Myofibrils are the contractile units of the muscle and are organized into sarcomeres. Sarcomeres are defined at each end by a Z-band. From the Z-bands to the middle of the sarcomere are in sequence: I-bands, A-bands and a middle H-band.

The banding patterns arise from the organization within the sarcomere of two major protein filaments: thick myosin filaments surrounded by thin actin filaments. It is the interaction of the these filaments that results in contraction of the sarcomeres.

Actin filaments attach to the Z-bands. I-bands are regions that contain only actin. A-bands are regions that consist of overlapping actin and myosin. The H-band is a region that contains only myosin.


Scene 2 -- Sarcomere Structure

This scene shows a close-up view of the sarcomere structure at the level of actin and myosin and details of the organization of actin and myosin in the bands.


Scene 3 -- Sarcomere - Fibril Contraction

This scene illustrates the sliding filament rationale for muscle contraction. The actin filaments slide along the myosin filaments thus drawing the Z-bands toward the middle of the sarcomere, thus shortening the sarcomere. This is illustrated first with the sarcomere, then with a series of sarcomeres similar to the situation during contraction by a myofibril.

The scene then goes to the molecular detail of the actin and myosin to demonstrate the molecular events that occur during a sarcomere contraction.


Scene 4 -- Actin - Myosin Crosslinking

Details of actin and myosin are demonstrated relative to the sliding filaments. The scene opens with a view of the molecular relationships of actin and myosin related to the banding pattern.
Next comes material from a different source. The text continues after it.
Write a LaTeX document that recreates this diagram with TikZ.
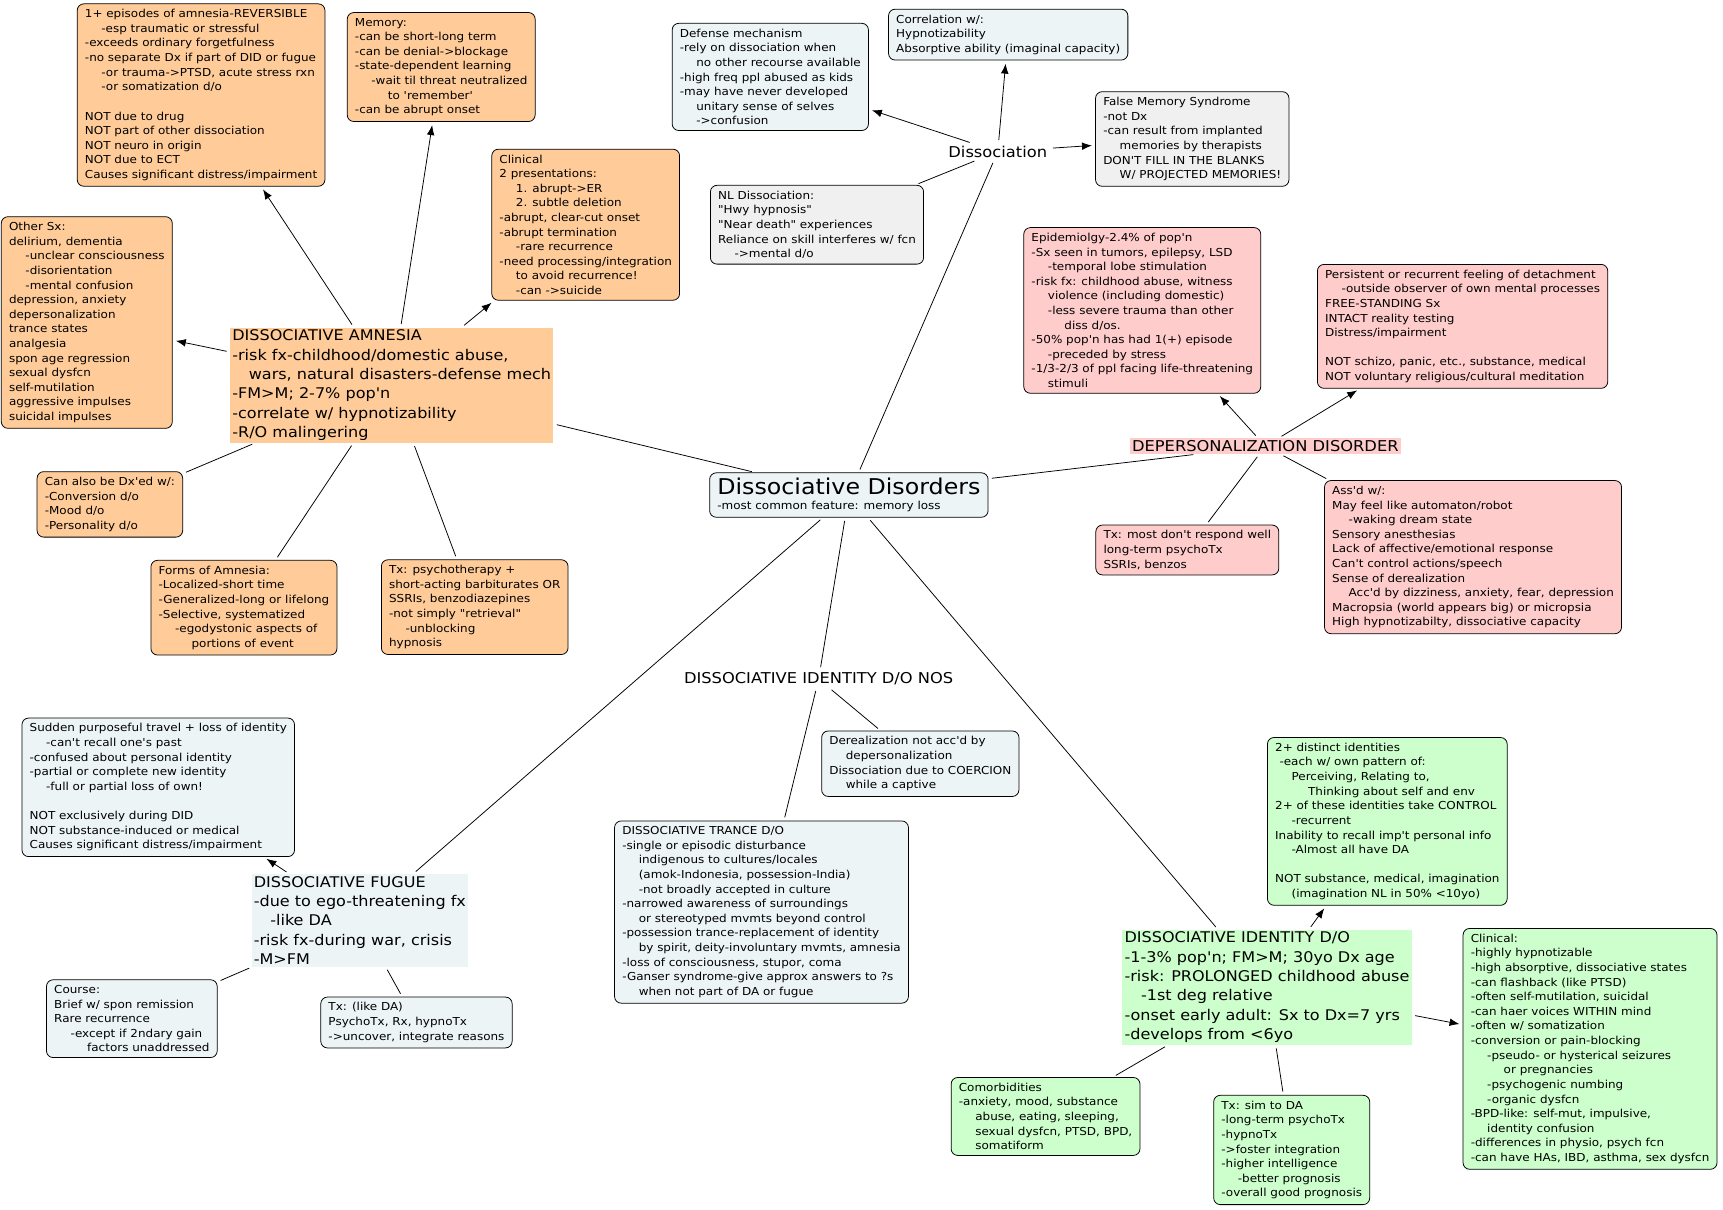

Crosslinks are identified between the myosin and the actin. The crosslinks are part of the myosin filaments and link to sites on the actin. Myosin crosslinking occurs by a myosin head that is capable of conformational and positional changes. The myosin heads bind with binding-sites on the actin and undergo a conformational rearrangement that rotates the position of the head and slides the actin along the myosin. The head releases from the actin, rotates back to its original position, rebinds to the actin and repeats the cycle.  .


Scene 5 -- Crosslink Detail

This scene shows the crosslinks occuring repetitively.  Note that the myosin heads do not work in unison, but bind independently to the actin.  In this way, the actin cannot return to its "relaxed" conformation when any of the heads are going through their release phase since other myosin head units are still binding and exerting pull on the actin filaments.


Scene 6 -- Crosslink Biochemistry

This scene shows the sequence of biochemical events that occur during crosslinking and sliding of the actin filaments by the myosin heads.

The cycle starts with the myosin head charged with ATP. The myosin head contains ATPase, an enzyme that splits the high energy phosphate bond of adenosine triphosphate (ATP). ATP is bound to the head at the time of release from actin, and the bound ATP is hydrolyzed by ATPase to adenosine diphosphate (ADP) and inorganic phosphate (Pi). The resulting ADP and Pi remain associated with the myosin head.

To start the contraction cycle, the myosin head attaches loosely to actin, then releases Pi which causes tight actin binding.

After tight binding, proteins in the head undergo a conformational change that results in repositioning the angle of attachment of the myosin head to the actin. The shift to the new conformation pulls the actin along the myosin.

After pulling the actin, the head releases ADP, and binds a new molecule of ATP. This results in release of the head from the actin. The myosin head resumes its relaxed conformation and position, and the cycle is ready to repeat.